Livingston relies on 28 U.S.C. § 455(a) to support his mandamus petition. That
statute provides that “[a]ny justice, judge or magistrate judge of the United States shall
disqualify himself in any proceeding in which his impartiality might reasonably be
questioned.” Id. Mandamus is an appropriate vehicle for reviewing the denial of a recusal
motion. Cf. Alexander v. Primerica Holdings, Inc., 10 F.3d 155, 163 (3d Cir. 1993).
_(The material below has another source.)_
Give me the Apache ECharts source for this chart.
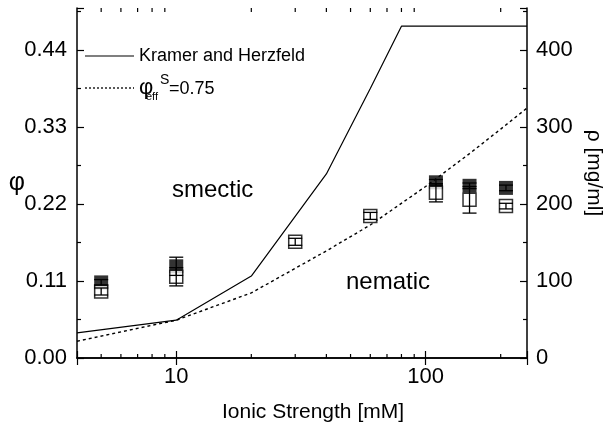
<!DOCTYPE html>
<html>
<head>
<meta charset="utf-8">
<script src="https://cdn.jsdelivr.net/npm/echarts@6/dist/echarts.min.js"></script>
<style>html,body{margin:0;padding:0;background:#fff}#c{width:608px;height:423px}</style>
</head>
<body>
<div id="c"></div>
<script>
// ---- data ----
const ionicKH = [4, 10, 20, 40, 60, 80, 255];
const phiKH = [0.036, 0.054, 0.117, 0.263, 0.385, 0.474, 0.474];

const ionicFit = [4, 10, 20, 40, 60, 100, 150, 200, 255];
const phiFit = [0.024, 0.054, 0.093, 0.153, 0.19, 0.245, 0.292, 0.327, 0.357];

const ionicFilled = [5, 10, 110, 150, 210];
const phiFilled = [0.108, 0.131, 0.251, 0.246, 0.243];
const errFilled = [0.004, 0.013, 0.004, 0.004, 0.004];

const ionicOpen = [5, 10, 30, 60, 110, 150, 210];
const phiOpen = [0.095, 0.116, 0.166, 0.203, 0.236, 0.226, 0.217];
const errOpen = [0.005, 0.013, 0.005, 0.005, 0.013, 0.019, 0.004];

const xMinorTicks = [5, 6, 7, 8, 9, 20, 30, 40, 50, 60, 70, 80, 90, 200];
const xLabelValues = [10, 100];

const X_MIN = 4, X_MAX = 255, PHI_MAX = 0.5, PHI_STEP = 0.11;
const RHO_PER_PHI = 400 / 0.44;

const FONT = "'Liberation Sans', Arial, Helvetica, sans-serif";

const zip = (a, b, c) => a.map((v, i) => c ? [v, b[i], c[i]] : [v, b[i]]);

const chart = echarts.init(document.getElementById('c'));

function errorBarItem(params, api) {
  const x = api.value(0), y = api.value(1), e = api.value(2);
  const top = api.coord([x, y + e]);
  const bot = api.coord([x, y - e]);
  const hw = 7;
  const style = {stroke: '#000', lineWidth: 1.3};
  return {
    type: 'group',
    children: [
      {type: 'line', shape: {x1: top[0], y1: top[1], x2: bot[0], y2: bot[1]}, style},
      {type: 'line', shape: {x1: top[0] - hw, y1: top[1], x2: top[0] + hw, y2: top[1]}, style},
      {type: 'line', shape: {x1: bot[0] - hw, y1: bot[1], x2: bot[0] + hw, y2: bot[1]}, style}
    ]
  };
}

function minorTickItem(params, api) {
  const x = api.value(0);
  const b = api.coord([x, 0]);
  const t = api.coord([x, PHI_MAX]);
  const style = {stroke: '#000', lineWidth: 1.2};
  return {
    type: 'group',
    children: [
      {type: 'line', shape: {x1: b[0], y1: b[1], x2: b[0], y2: b[1] - 4}, style},
      {type: 'line', shape: {x1: t[0], y1: t[1], x2: t[0], y2: t[1] + 4}, style}
    ]
  };
}

const axisLineStyle = {lineStyle: {color: '#000', width: 1.5}};
const tickStyle = {inside: true, length: 7, lineStyle: {color: '#000', width: 1.2}};
const minorStyle = {show: true, splitNumber: 2, length: 4, lineStyle: {color: '#000', width: 1.2}};

const option = {
  animation: false,
  backgroundColor: '#fff',
  grid: {left: 77, right: 81, top: 8, bottom: 65, containLabel: false, outerBoundsMode: 'none'},
  xAxis: [
    {
      type: 'log', logBase: 10, min: X_MIN, max: X_MAX, position: 'bottom',
      axisLine: axisLineStyle, axisTick: tickStyle, splitLine: {show: false},
      axisLabel: {
        color: '#000', fontSize: 22, fontFamily: FONT, margin: 8,
        formatter: v => {
          const m = xLabelValues.find(t => Math.abs(t - v) / t < 1e-6);
          return m !== undefined ? String(m) : '';
        }
      },
      name: 'Ionic Strength [mM]', nameLocation: 'middle', nameGap: 44,
      nameTextStyle: {color: '#000', fontSize: 21, fontFamily: FONT, padding: [0, 0, 0, 22]}
    },
    {
      type: 'log', logBase: 10, min: X_MIN, max: X_MAX, position: 'top',
      axisLine: axisLineStyle, axisTick: tickStyle, axisLabel: {show: false}, splitLine: {show: false}
    }
  ],
  yAxis: [
    {
      type: 'value', min: 0, max: PHI_MAX, interval: PHI_STEP, position: 'left',
      axisLine: {show: true, ...axisLineStyle}, axisTick: tickStyle, minorTick: minorStyle,
      splitLine: {show: false}, minorSplitLine: {show: false},
      axisLabel: {color: '#000', fontSize: 22, fontFamily: FONT, margin: 10, showMaxLabel: false,
        formatter: v => v.toFixed(2)},
      name: 'φ', nameLocation: 'middle', nameGap: 52, nameRotate: 0, nameMoveOverlap: false,
      nameTextStyle: {color: '#000', fontSize: 25, fontFamily: FONT, padding: [0, 0, 8, 0]}
    },
    {
      type: 'value', min: 0, max: PHI_MAX * RHO_PER_PHI, interval: 100, position: 'right',
      axisLine: {show: true, ...axisLineStyle}, axisTick: tickStyle, minorTick: minorStyle,
      splitLine: {show: false}, minorSplitLine: {show: false},
      axisLabel: {color: '#000', fontSize: 22, fontFamily: FONT, margin: 9, showMaxLabel: false},
      name: 'ρ [mg/ml]', nameLocation: 'middle', nameGap: 55, nameRotate: -90,
      nameTextStyle: {color: '#000', fontSize: 21, fontFamily: FONT, padding: [0, 20, 0, 0]}
    }
  ],
  series: [
    {
      name: 'Kramer and Herzfeld', type: 'line', data: zip(ionicKH, phiKH),
      showSymbol: false, lineStyle: {color: '#000', width: 1.2}, z: 2
    },
    {
      name: 'fit', type: 'line', data: zip(ionicFit, phiFit),
      showSymbol: false, lineStyle: {color: '#000', width: 1.4, type: [3, 3]}, z: 2
    },
    {
      name: 'filled', type: 'scatter', data: zip(ionicFilled, phiFilled),
      symbol: 'rect', symbolSize: 14, itemStyle: {color: '#000'}, z: 3
    },
    {
      name: 'open', type: 'scatter', data: zip(ionicOpen, phiOpen),
      symbol: 'rect', symbolSize: 13, itemStyle: {color: '#fff', borderColor: '#000', borderWidth: 1.5}, z: 4
    },
    {
      name: 'errFilled', type: 'custom', data: zip(ionicFilled, phiFilled, errFilled),
      renderItem: errorBarItem, z: 5
    },
    {
      name: 'errOpen', type: 'custom', data: zip(ionicOpen, phiOpen, errOpen),
      renderItem: errorBarItem, z: 5
    },
    {
      name: 'xminor', type: 'custom', data: xMinorTicks.map(v => [v, 0]),
      renderItem: minorTickItem, clip: false, z: 6, silent: true
    }
  ],
  graphic: [
    {type: 'line', shape: {x1: 85, y1: 56, x2: 134, y2: 56}, style: {stroke: '#000', lineWidth: 1.2}},
    {type: 'text', x: 139, y: 56, style: {text: 'Kramer and Herzfeld', fill: '#000', font: '18px ' + FONT, verticalAlign: 'middle'}},
    {type: 'line', shape: {x1: 85, y1: 88, x2: 134, y2: 88}, style: {stroke: '#000', lineWidth: 1.3, lineDash: [2, 2]}},
    {type: 'text', x: 139, y: 88, style: {text: 'φ', fill: '#000', font: '22px ' + FONT, verticalAlign: 'middle'}},
    {type: 'text', x: 146, y: 97, style: {text: 'eff', fill: '#000', font: '11px ' + FONT, verticalAlign: 'middle'}},
    {type: 'text', x: 160, y: 80, style: {text: 'S', fill: '#000', font: '14px ' + FONT, verticalAlign: 'middle'}},
    {type: 'text', x: 169, y: 89, style: {text: '=0.75', fill: '#000', font: '18px ' + FONT, verticalAlign: 'middle'}},
    {type: 'text', x: 172, y: 190, style: {text: 'smectic', fill: '#000', font: '24px ' + FONT, verticalAlign: 'middle'}},
    {type: 'text', x: 346, y: 282, style: {text: 'nematic', fill: '#000', font: '24px ' + FONT, verticalAlign: 'middle'}}
  ]
};
chart.setOption(option);
</script>
</body>
</html>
However, Livingston has not shown that he has a “clear and indisputable” right to the
writ of mandamus because he has not met the recusal standard, namely, that “a
reasonable person, with knowledge of all the facts, would conclude that the judge’s
impartiality might reasonably be questioned.” In re Kensington Int’l Ltd., 353 F.3d 211,
220 (3d Cir. 2003).
Livingston claims that Magistrate Judge Adams is biased against him because she
has granted all of the Defendants’ motions while ignoring, delaying, or denying his
motions. He also complains that she purportedly coached defense counsel by directing
3 them to file a motion to compel against him in a hearing and never “addressed” a
defective certificate of service by Defendants. Finally, he claims that the District Court
ignored his motion for Magistrate Judge Adams’ recusal.
“[J]udicial rulings alone almost never constitute a valid basis for a bias or
partiality recusal motion.” Liteky v. United States, 510 U.S. 540, 555 (1994). None of
Magistrate Judge Adams’ rulings though provide an indicium of bias. As for Livingston’s
allegations concerning “coaching”, the record does not indicate that Defendants filed a
motion to compel after that conference and Livingston provides no underlying support
for his conclusory allegation that Magistrate Judge Adams “coached” Defendants’
counsel.
Livingston also claims that the District Court ignored his request for Magistrate
Judge Adams’ recusal. This argument is belied by the record as Magistrate Judge Adams
denied Livingston’s motion for her recusal. Livingston did not file an appeal of that
decision to District Judge Neals, but instead filed a motion for reconsideration to
Magistrate Judge Adams, which she then also denied.
Finally, to the extent that Livingston challenges Chief Judge Bumb’s recent
preclusion order, we detect no sign of bias there either. Rather, as with Magistrate Judge
Adams’ order, all we perceive are routine case management decisions, which are within
the discretion of the District Court, and not an appropriate basis for mandamus relief.
See, e.g., In re Fine Paper Antitrust Litig., 685 F.2d 810, 817 (3d Cir. 1982) (a District
Court has discretion over docket management). The extraordinary remedy of mandamus
relief in this case is not warranted. Thus, we will deny Livingston’s mandamus petition.